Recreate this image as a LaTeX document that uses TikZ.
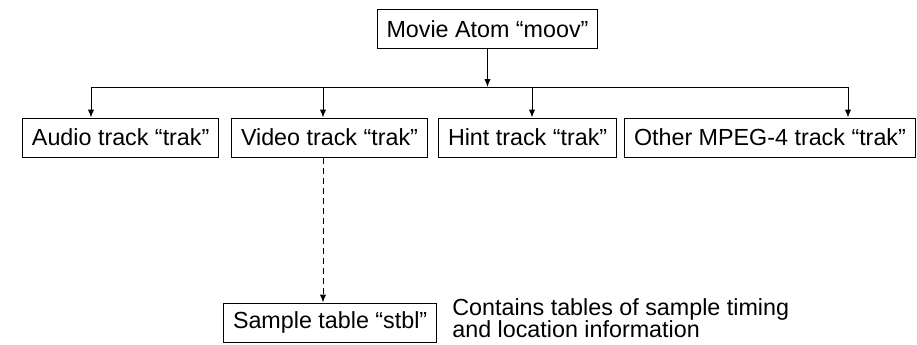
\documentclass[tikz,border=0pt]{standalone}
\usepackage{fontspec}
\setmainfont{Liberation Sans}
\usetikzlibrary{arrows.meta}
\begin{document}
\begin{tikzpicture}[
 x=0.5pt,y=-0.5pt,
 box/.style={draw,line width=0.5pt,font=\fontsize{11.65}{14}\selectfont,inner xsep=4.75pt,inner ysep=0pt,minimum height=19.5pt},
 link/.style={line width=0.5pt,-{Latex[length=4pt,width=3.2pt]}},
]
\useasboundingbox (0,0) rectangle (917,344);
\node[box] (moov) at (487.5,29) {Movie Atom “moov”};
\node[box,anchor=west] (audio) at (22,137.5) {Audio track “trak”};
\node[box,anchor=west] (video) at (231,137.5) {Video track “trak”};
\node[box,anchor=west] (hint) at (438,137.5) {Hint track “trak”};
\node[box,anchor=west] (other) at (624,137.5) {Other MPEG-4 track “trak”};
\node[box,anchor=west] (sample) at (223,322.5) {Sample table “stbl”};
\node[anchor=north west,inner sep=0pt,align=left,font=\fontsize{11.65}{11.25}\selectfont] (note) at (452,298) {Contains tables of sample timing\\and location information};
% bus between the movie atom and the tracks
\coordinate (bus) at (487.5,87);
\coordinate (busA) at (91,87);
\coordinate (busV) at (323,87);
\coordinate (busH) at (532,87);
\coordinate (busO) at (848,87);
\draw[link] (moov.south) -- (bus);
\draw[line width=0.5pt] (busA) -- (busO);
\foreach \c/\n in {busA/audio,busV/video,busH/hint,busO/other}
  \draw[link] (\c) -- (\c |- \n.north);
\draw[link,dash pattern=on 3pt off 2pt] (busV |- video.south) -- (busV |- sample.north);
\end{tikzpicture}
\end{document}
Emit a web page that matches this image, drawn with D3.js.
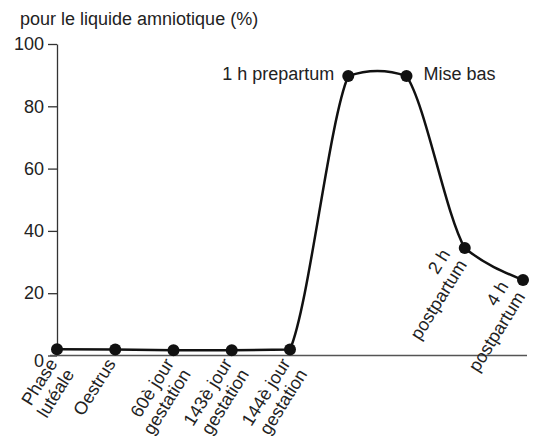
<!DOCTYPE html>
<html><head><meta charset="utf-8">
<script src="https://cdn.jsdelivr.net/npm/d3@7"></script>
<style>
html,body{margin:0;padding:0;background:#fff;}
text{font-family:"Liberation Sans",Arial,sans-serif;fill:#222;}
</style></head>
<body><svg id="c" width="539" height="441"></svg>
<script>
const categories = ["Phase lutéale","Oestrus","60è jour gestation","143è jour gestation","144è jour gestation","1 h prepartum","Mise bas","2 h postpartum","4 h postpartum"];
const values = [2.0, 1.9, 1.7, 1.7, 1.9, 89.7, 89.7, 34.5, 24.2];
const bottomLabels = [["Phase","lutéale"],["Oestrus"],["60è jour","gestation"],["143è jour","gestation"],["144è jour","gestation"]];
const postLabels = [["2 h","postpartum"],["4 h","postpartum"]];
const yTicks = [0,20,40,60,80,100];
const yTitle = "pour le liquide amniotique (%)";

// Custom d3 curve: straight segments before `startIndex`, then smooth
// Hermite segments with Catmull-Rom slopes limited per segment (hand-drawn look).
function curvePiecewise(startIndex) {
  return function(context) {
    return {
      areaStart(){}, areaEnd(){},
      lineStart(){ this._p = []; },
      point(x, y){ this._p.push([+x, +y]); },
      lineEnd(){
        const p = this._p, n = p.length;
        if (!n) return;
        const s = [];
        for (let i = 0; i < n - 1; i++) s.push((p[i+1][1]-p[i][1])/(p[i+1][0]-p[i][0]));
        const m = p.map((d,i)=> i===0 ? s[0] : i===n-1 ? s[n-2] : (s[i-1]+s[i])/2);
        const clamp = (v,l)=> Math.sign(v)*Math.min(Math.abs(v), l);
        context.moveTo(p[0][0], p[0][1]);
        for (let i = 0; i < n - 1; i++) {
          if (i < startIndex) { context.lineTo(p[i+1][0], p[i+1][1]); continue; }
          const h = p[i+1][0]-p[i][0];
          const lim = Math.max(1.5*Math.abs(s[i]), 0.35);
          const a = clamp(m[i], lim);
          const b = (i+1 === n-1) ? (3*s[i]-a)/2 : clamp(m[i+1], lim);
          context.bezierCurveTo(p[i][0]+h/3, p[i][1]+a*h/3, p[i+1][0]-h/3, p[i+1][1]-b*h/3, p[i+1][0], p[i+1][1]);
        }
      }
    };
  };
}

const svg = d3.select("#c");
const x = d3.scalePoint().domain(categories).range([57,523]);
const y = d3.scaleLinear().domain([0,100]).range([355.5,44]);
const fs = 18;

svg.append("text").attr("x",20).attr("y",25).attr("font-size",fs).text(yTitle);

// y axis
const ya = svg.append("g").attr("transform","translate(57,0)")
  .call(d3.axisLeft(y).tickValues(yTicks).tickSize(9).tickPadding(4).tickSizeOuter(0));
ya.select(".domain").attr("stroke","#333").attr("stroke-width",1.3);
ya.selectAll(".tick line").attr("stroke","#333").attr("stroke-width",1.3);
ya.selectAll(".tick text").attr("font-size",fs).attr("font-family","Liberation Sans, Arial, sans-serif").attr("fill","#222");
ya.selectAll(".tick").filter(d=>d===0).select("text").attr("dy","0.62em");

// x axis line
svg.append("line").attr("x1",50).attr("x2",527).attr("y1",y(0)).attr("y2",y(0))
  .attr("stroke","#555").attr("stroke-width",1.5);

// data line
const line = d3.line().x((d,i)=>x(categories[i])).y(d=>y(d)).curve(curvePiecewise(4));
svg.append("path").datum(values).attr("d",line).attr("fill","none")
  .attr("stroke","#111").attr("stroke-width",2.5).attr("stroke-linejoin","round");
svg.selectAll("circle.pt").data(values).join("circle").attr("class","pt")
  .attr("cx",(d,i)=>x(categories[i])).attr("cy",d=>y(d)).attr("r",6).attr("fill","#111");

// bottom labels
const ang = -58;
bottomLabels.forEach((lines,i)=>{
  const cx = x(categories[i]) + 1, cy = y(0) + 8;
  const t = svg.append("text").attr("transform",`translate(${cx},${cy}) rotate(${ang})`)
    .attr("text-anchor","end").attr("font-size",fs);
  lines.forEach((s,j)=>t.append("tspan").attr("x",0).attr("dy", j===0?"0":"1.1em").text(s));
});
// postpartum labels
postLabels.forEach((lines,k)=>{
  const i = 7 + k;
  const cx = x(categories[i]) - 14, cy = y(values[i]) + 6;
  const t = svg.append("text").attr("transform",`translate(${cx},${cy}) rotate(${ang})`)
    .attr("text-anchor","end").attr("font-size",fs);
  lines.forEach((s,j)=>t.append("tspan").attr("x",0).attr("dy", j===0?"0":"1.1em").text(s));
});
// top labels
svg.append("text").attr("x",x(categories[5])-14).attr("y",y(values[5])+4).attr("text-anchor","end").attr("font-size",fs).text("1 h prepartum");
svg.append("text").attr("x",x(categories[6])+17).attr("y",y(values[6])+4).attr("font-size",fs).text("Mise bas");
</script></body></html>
⁂
Exactly reproduce each record, leaving out any pictures.

Recreate this image as a LaTeX document that uses TikZ.
\documentclass[tikz,border=0pt]{standalone}
\usepackage{fontspec}
\setmainfont{Liberation Sans}
\usetikzlibrary{arrows.meta}
\begin{document}
\begin{tikzpicture}[
 x=0.5pt,y=-0.5pt,
 box/.style={draw,line width=0.5pt,font=\fontsize{11.65}{14}\selectfont,inner xsep=4.75pt,inner ysep=0pt,minimum height=19.5pt},
 link/.style={line width=0.5pt,-{Latex[length=4pt,width=3.2pt]}},
]
\useasboundingbox (0,0) rectangle (917,344);
\node[box] (moov) at (487.5,29) {Movie Atom “moov”};
\node[box,anchor=west] (audio) at (22,137.5) {Audio track “trak”};
\node[box,anchor=west] (video) at (231,137.5) {Video track “trak”};
\node[box,anchor=west] (hint) at (438,137.5) {Hint track “trak”};
\node[box,anchor=west] (other) at (624,137.5) {Other MPEG-4 track “trak”};
\node[box,anchor=west] (sample) at (223,322.5) {Sample table “stbl”};
\node[anchor=north west,inner sep=0pt,align=left,font=\fontsize{11.65}{11.25}\selectfont] (note) at (452,298) {Contains tables of sample timing\\and location information};
% bus between the movie atom and the tracks
\coordinate (bus) at (487.5,87);
\coordinate (busA) at (91,87);
\coordinate (busV) at (323,87);
\coordinate (busH) at (532,87);
\coordinate (busO) at (848,87);
\draw[link] (moov.south) -- (bus);
\draw[line width=0.5pt] (busA) -- (busO);
\foreach \c/\n in {busA/audio,busV/video,busH/hint,busO/other}
  \draw[link] (\c) -- (\c |- \n.north);
\draw[link,dash pattern=on 3pt off 2pt] (busV |- video.south) -- (busV |- sample.north);
\end{tikzpicture}
\end{document}
Emit a web page that matches this image, drawn with D3.js.
<!DOCTYPE html>
<html><head><meta charset="utf-8">
<script src="https://cdn.jsdelivr.net/npm/d3@7"></script>
<style>
html,body{margin:0;padding:0;background:#fff;}
text{font-family:"Liberation Sans",Arial,sans-serif;fill:#222;}
</style></head>
<body><svg id="c" width="539" height="441"></svg>
<script>
const categories = ["Phase lutéale","Oestrus","60è jour gestation","143è jour gestation","144è jour gestation","1 h prepartum","Mise bas","2 h postpartum","4 h postpartum"];
const values = [2.0, 1.9, 1.7, 1.7, 1.9, 89.7, 89.7, 34.5, 24.2];
const bottomLabels = [["Phase","lutéale"],["Oestrus"],["60è jour","gestation"],["143è jour","gestation"],["144è jour","gestation"]];
const postLabels = [["2 h","postpartum"],["4 h","postpartum"]];
const yTicks = [0,20,40,60,80,100];
const yTitle = "pour le liquide amniotique (%)";

// Custom d3 curve: straight segments before `startIndex`, then smooth
// Hermite segments with Catmull-Rom slopes limited per segment (hand-drawn look).
function curvePiecewise(startIndex) {
  return function(context) {
    return {
      areaStart(){}, areaEnd(){},
      lineStart(){ this._p = []; },
      point(x, y){ this._p.push([+x, +y]); },
      lineEnd(){
        const p = this._p, n = p.length;
        if (!n) return;
        const s = [];
        for (let i = 0; i < n - 1; i++) s.push((p[i+1][1]-p[i][1])/(p[i+1][0]-p[i][0]));
        const m = p.map((d,i)=> i===0 ? s[0] : i===n-1 ? s[n-2] : (s[i-1]+s[i])/2);
        const clamp = (v,l)=> Math.sign(v)*Math.min(Math.abs(v), l);
        context.moveTo(p[0][0], p[0][1]);
        for (let i = 0; i < n - 1; i++) {
          if (i < startIndex) { context.lineTo(p[i+1][0], p[i+1][1]); continue; }
          const h = p[i+1][0]-p[i][0];
          const lim = Math.max(1.5*Math.abs(s[i]), 0.35);
          const a = clamp(m[i], lim);
          const b = (i+1 === n-1) ? (3*s[i]-a)/2 : clamp(m[i+1], lim);
          context.bezierCurveTo(p[i][0]+h/3, p[i][1]+a*h/3, p[i+1][0]-h/3, p[i+1][1]-b*h/3, p[i+1][0], p[i+1][1]);
        }
      }
    };
  };
}

const svg = d3.select("#c");
const x = d3.scalePoint().domain(categories).range([57,523]);
const y = d3.scaleLinear().domain([0,100]).range([355.5,44]);
const fs = 18;

svg.append("text").attr("x",20).attr("y",25).attr("font-size",fs).text(yTitle);

// y axis
const ya = svg.append("g").attr("transform","translate(57,0)")
  .call(d3.axisLeft(y).tickValues(yTicks).tickSize(9).tickPadding(4).tickSizeOuter(0));
ya.select(".domain").attr("stroke","#333").attr("stroke-width",1.3);
ya.selectAll(".tick line").attr("stroke","#333").attr("stroke-width",1.3);
ya.selectAll(".tick text").attr("font-size",fs).attr("font-family","Liberation Sans, Arial, sans-serif").attr("fill","#222");
ya.selectAll(".tick").filter(d=>d===0).select("text").attr("dy","0.62em");

// x axis line
svg.append("line").attr("x1",50).attr("x2",527).attr("y1",y(0)).attr("y2",y(0))
  .attr("stroke","#555").attr("stroke-width",1.5);

// data line
const line = d3.line().x((d,i)=>x(categories[i])).y(d=>y(d)).curve(curvePiecewise(4));
svg.append("path").datum(values).attr("d",line).attr("fill","none")
  .attr("stroke","#111").attr("stroke-width",2.5).attr("stroke-linejoin","round");
svg.selectAll("circle.pt").data(values).join("circle").attr("class","pt")
  .attr("cx",(d,i)=>x(categories[i])).attr("cy",d=>y(d)).attr("r",6).attr("fill","#111");

// bottom labels
const ang = -58;
bottomLabels.forEach((lines,i)=>{
  const cx = x(categories[i]) + 1, cy = y(0) + 8;
  const t = svg.append("text").attr("transform",`translate(${cx},${cy}) rotate(${ang})`)
    .attr("text-anchor","end").attr("font-size",fs);
  lines.forEach((s,j)=>t.append("tspan").attr("x",0).attr("dy", j===0?"0":"1.1em").text(s));
});
// postpartum labels
postLabels.forEach((lines,k)=>{
  const i = 7 + k;
  const cx = x(categories[i]) - 14, cy = y(values[i]) + 6;
  const t = svg.append("text").attr("transform",`translate(${cx},${cy}) rotate(${ang})`)
    .attr("text-anchor","end").attr("font-size",fs);
  lines.forEach((s,j)=>t.append("tspan").attr("x",0).attr("dy", j===0?"0":"1.1em").text(s));
});
// top labels
svg.append("text").attr("x",x(categories[5])-14).attr("y",y(values[5])+4).attr("text-anchor","end").attr("font-size",fs).text("1 h prepartum");
svg.append("text").attr("x",x(categories[6])+17).attr("y",y(values[6])+4).attr("font-size",fs).text("Mise bas");
</script></body></html>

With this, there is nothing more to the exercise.